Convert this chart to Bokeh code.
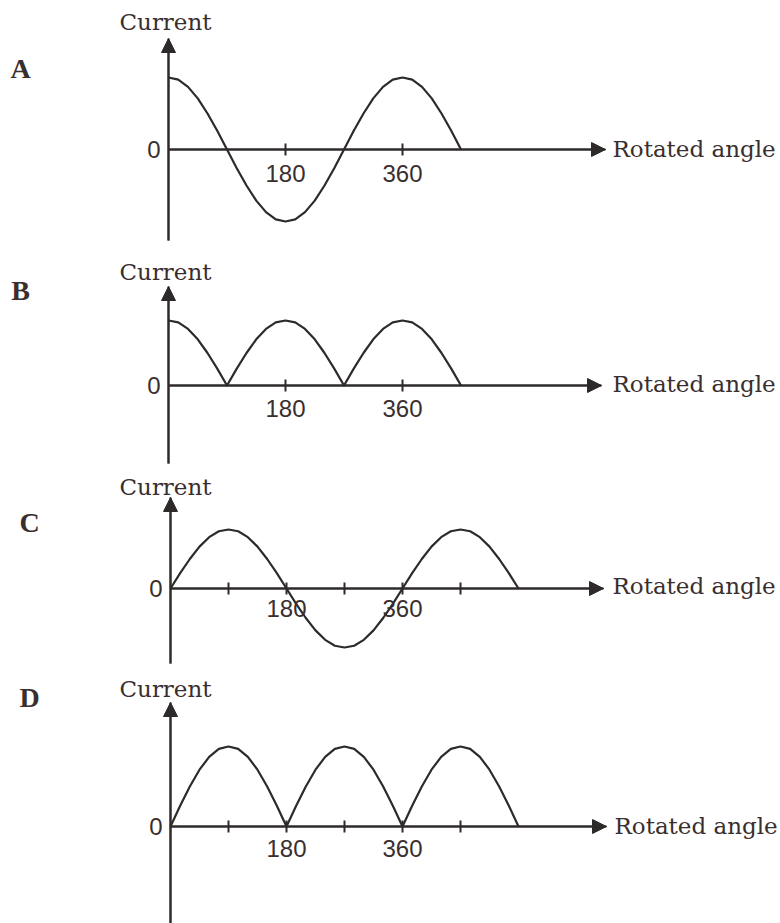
from bokeh.plotting import figure
from bokeh.models import Range1d, LinearAxis, FixedTicker, Arrow, NormalHead
from bokeh.layouts import column
from bokeh.embed import file_html
from bokeh.resources import INLINE
from bokeh.core.properties import value

# ---------------- data ----------------
panel_letters = ["A", "B", "C", "D"]
y_label = "Current"
x_label = "Rotated angle"

angles_ab = [0, 15, 30, 45, 60, 75, 90, 105, 120, 135, 150, 165, 180, 195, 210,
             225, 240, 255, 270, 285, 300, 315, 330, 345, 360, 375, 390, 405,
             420, 435, 450]
current_a = [1.00, 0.97, 0.87, 0.71, 0.50, 0.26, 0.00, -0.26, -0.50, -0.71,
             -0.87, -0.97, -1.00, -0.97, -0.87, -0.71, -0.50, -0.26, 0.00,
             0.26, 0.50, 0.71, 0.87, 0.97, 1.00, 0.97, 0.87, 0.71, 0.50, 0.26,
             0.00]
current_b = [1.00, 0.97, 0.87, 0.71, 0.50, 0.26, 0.00, 0.26, 0.50, 0.71,
             0.87, 0.97, 1.00, 0.97, 0.87, 0.71, 0.50, 0.26, 0.00,
             0.26, 0.50, 0.71, 0.87, 0.97, 1.00, 0.97, 0.87, 0.71, 0.50, 0.26,
             0.00]

angles_cd = [0, 15, 30, 45, 60, 75, 90, 105, 120, 135, 150, 165, 180, 195, 210,
             225, 240, 255, 270, 285, 300, 315, 330, 345, 360, 375, 390, 405,
             420, 435, 450, 465, 480, 495, 510, 525, 540]
current_c = [0.00, 0.26, 0.50, 0.71, 0.87, 0.97, 1.00, 0.97, 0.87, 0.71, 0.50,
             0.26, 0.00, -0.26, -0.50, -0.71, -0.87, -0.97, -1.00, -0.97,
             -0.87, -0.71, -0.50, -0.26, 0.00, 0.26, 0.50, 0.71, 0.87, 0.97,
             1.00, 0.97, 0.87, 0.71, 0.50, 0.26, 0.00]
current_d = [0.00, 0.26, 0.50, 0.71, 0.87, 0.97, 1.00, 0.97, 0.87, 0.71, 0.50,
             0.26, 0.00, 0.26, 0.50, 0.71, 0.87, 0.97, 1.00, 0.97,
             0.87, 0.71, 0.50, 0.26, 0.00, 0.26, 0.50, 0.71, 0.87, 0.97,
             1.00, 0.97, 0.87, 0.71, 0.50, 0.26, 0.00]

ticks_ab = [180, 360]
ticks_cd = [90, 180, 270, 360, 450]
tick_labels = {180: "180", 360: "360"}

series = [
    (angles_ab, current_a, ticks_ab),
    (angles_ab, current_b, ticks_ab),
    (angles_cd, current_c, ticks_cd),
    (angles_cd, current_d, ticks_cd),
]

# ---------------- layout / style (page pixel positions) ----------------
W = 780
LINE = "#2e2a2a"
TEXT = "#3a2e2e"
layout = [
    dict(top=0, h=252, ox=168, oy=149, ppd=117 / 180, ppa=72, ytop=38, ybot=240,
         xtip=605, cur_y=21, lab_x=612, lab_y=148, let_x=20, let_y=68, stand=9),
    dict(top=252, h=218, ox=168, oy=385, ppd=117 / 180, ppa=65, ytop=286, ybot=463,
         xtip=601, cur_y=271, lab_x=612, lab_y=383, let_x=20, let_y=290, stand=8),
    dict(top=470, h=202, ox=170, oy=588, ppd=58 / 90, ppa=59, ytop=497, ybot=663,
         xtip=603, cur_y=486, lab_x=612, lab_y=585, let_x=29, let_y=522, stand=5),
    dict(top=672, h=251, ox=170, oy=826, ppd=58 / 90, ppa=80, ytop=702, ybot=923,
         xtip=606, cur_y=688, lab_x=614, lab_y=825, let_x=29, let_y=697, stand=7),
]

figs = []
for letter, (xs, ys, ticks), L in zip(panel_letters, series, layout):
    ppd, ppa, ox, oy = L["ppd"], L["ppa"], L["ox"], L["oy"]
    dx = lambda px: (px - ox) / ppd
    dy = lambda py: (oy - py) / ppa
    p = figure(width=W, height=L["h"], output_backend="svg", toolbar_location=None,
               x_range=Range1d(dx(0), dx(W)),
               y_range=Range1d(dy(L["top"] + L["h"]), dy(L["top"])),
               x_axis_location=None, y_axis_location=None,
               min_border=0, min_border_left=0, min_border_right=0,
               min_border_top=0, min_border_bottom=0,
               outline_line_color=None, background_fill_color="white",
               border_fill_color="white")
    p.grid.visible = False

    # x axis through the origin
    xa = LinearAxis(fixed_location=0, ticker=FixedTicker(ticks=ticks),
                    bounds=(0, dx(L["xtip"])),
                    major_label_overrides={t: tick_labels.get(t, "") for t in ticks},
                    major_tick_in=6, major_tick_out=6, minor_tick_line_color=None,
                    major_label_standoff=L["stand"],
                    axis_line_color=LINE, axis_line_width=2,
                    major_tick_line_color=LINE, major_tick_line_width=2,
                    major_label_text_font="Liberation Sans",
                    major_label_text_font_size="24px",
                    major_label_text_color=TEXT)
    p.add_layout(xa, "below")

    # y axis through the origin
    ya = LinearAxis(fixed_location=0, ticker=FixedTicker(ticks=[0]),
                    bounds=(dy(L["ybot"]), dy(L["ytop"])),
                    major_tick_in=0, major_tick_out=0,
                    major_tick_line_color=None, minor_tick_line_color=None,
                    major_label_standoff=8,
                    axis_line_color=LINE, axis_line_width=2,
                    major_label_text_font="Liberation Sans",
                    major_label_text_font_size="24px",
                    major_label_text_color=TEXT)
    p.add_layout(ya, "left")

    # arrow heads
    p.add_layout(Arrow(end=NormalHead(size=14, fill_color=LINE, line_color=LINE),
                       x_start=0, y_start=0, x_end=dx(L["xtip"]), y_end=0,
                       line_color=LINE, line_width=2))
    p.add_layout(Arrow(end=NormalHead(size=14, fill_color=LINE, line_color=LINE),
                       x_start=0, y_start=dy(L["ybot"]), x_end=0, y_end=dy(L["ytop"]),
                       line_color=LINE, line_width=2))

    # curve
    p.line(xs, ys, line_color=LINE, line_width=2.2, line_join="round")

    # texts
    p.text(x=[dx(165)], y=[dy(L["cur_y"])], text=[y_label],
           text_font=value("DejaVu Serif"), text_font_size="23px",
           text_color=TEXT, text_align="center", text_baseline="middle")
    p.text(x=[dx(L["lab_x"])], y=[dy(L["lab_y"])], text=[x_label],
           text_font=value("DejaVu Serif"), text_font_size="23px",
           text_color=TEXT, text_align="left", text_baseline="middle")
    p.text(x=[dx(L["let_x"])], y=[dy(L["let_y"])], text=[letter],
           text_font=value("Liberation Serif"), text_font_size="28px",
           text_font_style="bold", text_color=TEXT,
           text_align="center", text_baseline="middle")
    figs.append(p)

page = column(*figs, spacing=0)
open("out.html", "w").write(file_html(page, INLINE))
┄┄┄┄┄┄┄┄┄┄┄┄┄┄┄┄┄┄┄┄
# AIM OF THE EXERCISE
Restate the listing above word for word, and skip the pictures.

# CORRECT ANSWER
Convert this chart to Bokeh code.
from bokeh.plotting import figure
from bokeh.models import Range1d, LinearAxis, FixedTicker, Arrow, NormalHead
from bokeh.layouts import column
from bokeh.embed import file_html
from bokeh.resources import INLINE
from bokeh.core.properties import value

# ---------------- data ----------------
panel_letters = ["A", "B", "C", "D"]
y_label = "Current"
x_label = "Rotated angle"

angles_ab = [0, 15, 30, 45, 60, 75, 90, 105, 120, 135, 150, 165, 180, 195, 210,
             225, 240, 255, 270, 285, 300, 315, 330, 345, 360, 375, 390, 405,
             420, 435, 450]
current_a = [1.00, 0.97, 0.87, 0.71, 0.50, 0.26, 0.00, -0.26, -0.50, -0.71,
             -0.87, -0.97, -1.00, -0.97, -0.87, -0.71, -0.50, -0.26, 0.00,
             0.26, 0.50, 0.71, 0.87, 0.97, 1.00, 0.97, 0.87, 0.71, 0.50, 0.26,
             0.00]
current_b = [1.00, 0.97, 0.87, 0.71, 0.50, 0.26, 0.00, 0.26, 0.50, 0.71,
             0.87, 0.97, 1.00, 0.97, 0.87, 0.71, 0.50, 0.26, 0.00,
             0.26, 0.50, 0.71, 0.87, 0.97, 1.00, 0.97, 0.87, 0.71, 0.50, 0.26,
             0.00]

angles_cd = [0, 15, 30, 45, 60, 75, 90, 105, 120, 135, 150, 165, 180, 195, 210,
             225, 240, 255, 270, 285, 300, 315, 330, 345, 360, 375, 390, 405,
             420, 435, 450, 465, 480, 495, 510, 525, 540]
current_c = [0.00, 0.26, 0.50, 0.71, 0.87, 0.97, 1.00, 0.97, 0.87, 0.71, 0.50,
             0.26, 0.00, -0.26, -0.50, -0.71, -0.87, -0.97, -1.00, -0.97,
             -0.87, -0.71, -0.50, -0.26, 0.00, 0.26, 0.50, 0.71, 0.87, 0.97,
             1.00, 0.97, 0.87, 0.71, 0.50, 0.26, 0.00]
current_d = [0.00, 0.26, 0.50, 0.71, 0.87, 0.97, 1.00, 0.97, 0.87, 0.71, 0.50,
             0.26, 0.00, 0.26, 0.50, 0.71, 0.87, 0.97, 1.00, 0.97,
             0.87, 0.71, 0.50, 0.26, 0.00, 0.26, 0.50, 0.71, 0.87, 0.97,
             1.00, 0.97, 0.87, 0.71, 0.50, 0.26, 0.00]

ticks_ab = [180, 360]
ticks_cd = [90, 180, 270, 360, 450]
tick_labels = {180: "180", 360: "360"}

series = [
    (angles_ab, current_a, ticks_ab),
    (angles_ab, current_b, ticks_ab),
    (angles_cd, current_c, ticks_cd),
    (angles_cd, current_d, ticks_cd),
]

# ---------------- layout / style (page pixel positions) ----------------
W = 780
LINE = "#2e2a2a"
TEXT = "#3a2e2e"
layout = [
    dict(top=0, h=252, ox=168, oy=149, ppd=117 / 180, ppa=72, ytop=38, ybot=240,
         xtip=605, cur_y=21, lab_x=612, lab_y=148, let_x=20, let_y=68, stand=9),
    dict(top=252, h=218, ox=168, oy=385, ppd=117 / 180, ppa=65, ytop=286, ybot=463,
         xtip=601, cur_y=271, lab_x=612, lab_y=383, let_x=20, let_y=290, stand=8),
    dict(top=470, h=202, ox=170, oy=588, ppd=58 / 90, ppa=59, ytop=497, ybot=663,
         xtip=603, cur_y=486, lab_x=612, lab_y=585, let_x=29, let_y=522, stand=5),
    dict(top=672, h=251, ox=170, oy=826, ppd=58 / 90, ppa=80, ytop=702, ybot=923,
         xtip=606, cur_y=688, lab_x=614, lab_y=825, let_x=29, let_y=697, stand=7),
]

figs = []
for letter, (xs, ys, ticks), L in zip(panel_letters, series, layout):
    ppd, ppa, ox, oy = L["ppd"], L["ppa"], L["ox"], L["oy"]
    dx = lambda px: (px - ox) / ppd
    dy = lambda py: (oy - py) / ppa
    p = figure(width=W, height=L["h"], output_backend="svg", toolbar_location=None,
               x_range=Range1d(dx(0), dx(W)),
               y_range=Range1d(dy(L["top"] + L["h"]), dy(L["top"])),
               x_axis_location=None, y_axis_location=None,
               min_border=0, min_border_left=0, min_border_right=0,
               min_border_top=0, min_border_bottom=0,
               outline_line_color=None, background_fill_color="white",
               border_fill_color="white")
    p.grid.visible = False

    # x axis through the origin
    xa = LinearAxis(fixed_location=0, ticker=FixedTicker(ticks=ticks),
                    bounds=(0, dx(L["xtip"])),
                    major_label_overrides={t: tick_labels.get(t, "") for t in ticks},
                    major_tick_in=6, major_tick_out=6, minor_tick_line_color=None,
                    major_label_standoff=L["stand"],
                    axis_line_color=LINE, axis_line_width=2,
                    major_tick_line_color=LINE, major_tick_line_width=2,
                    major_label_text_font="Liberation Sans",
                    major_label_text_font_size="24px",
                    major_label_text_color=TEXT)
    p.add_layout(xa, "below")

    # y axis through the origin
    ya = LinearAxis(fixed_location=0, ticker=FixedTicker(ticks=[0]),
                    bounds=(dy(L["ybot"]), dy(L["ytop"])),
                    major_tick_in=0, major_tick_out=0,
                    major_tick_line_color=None, minor_tick_line_color=None,
                    major_label_standoff=8,
                    axis_line_color=LINE, axis_line_width=2,
                    major_label_text_font="Liberation Sans",
                    major_label_text_font_size="24px",
                    major_label_text_color=TEXT)
    p.add_layout(ya, "left")

    # arrow heads
    p.add_layout(Arrow(end=NormalHead(size=14, fill_color=LINE, line_color=LINE),
                       x_start=0, y_start=0, x_end=dx(L["xtip"]), y_end=0,
                       line_color=LINE, line_width=2))
    p.add_layout(Arrow(end=NormalHead(size=14, fill_color=LINE, line_color=LINE),
                       x_start=0, y_start=dy(L["ybot"]), x_end=0, y_end=dy(L["ytop"]),
                       line_color=LINE, line_width=2))

    # curve
    p.line(xs, ys, line_color=LINE, line_width=2.2, line_join="round")

    # texts
    p.text(x=[dx(165)], y=[dy(L["cur_y"])], text=[y_label],
           text_font=value("DejaVu Serif"), text_font_size="23px",
           text_color=TEXT, text_align="center", text_baseline="middle")
    p.text(x=[dx(L["lab_x"])], y=[dy(L["lab_y"])], text=[x_label],
           text_font=value("DejaVu Serif"), text_font_size="23px",
           text_color=TEXT, text_align="left", text_baseline="middle")
    p.text(x=[dx(L["let_x"])], y=[dy(L["let_y"])], text=[letter],
           text_font=value("Liberation Serif"), text_font_size="28px",
           text_font_style="bold", text_color=TEXT,
           text_align="center", text_baseline="middle")
    figs.append(p)

page = column(*figs, spacing=0)
open("out.html", "w").write(file_html(page, INLINE))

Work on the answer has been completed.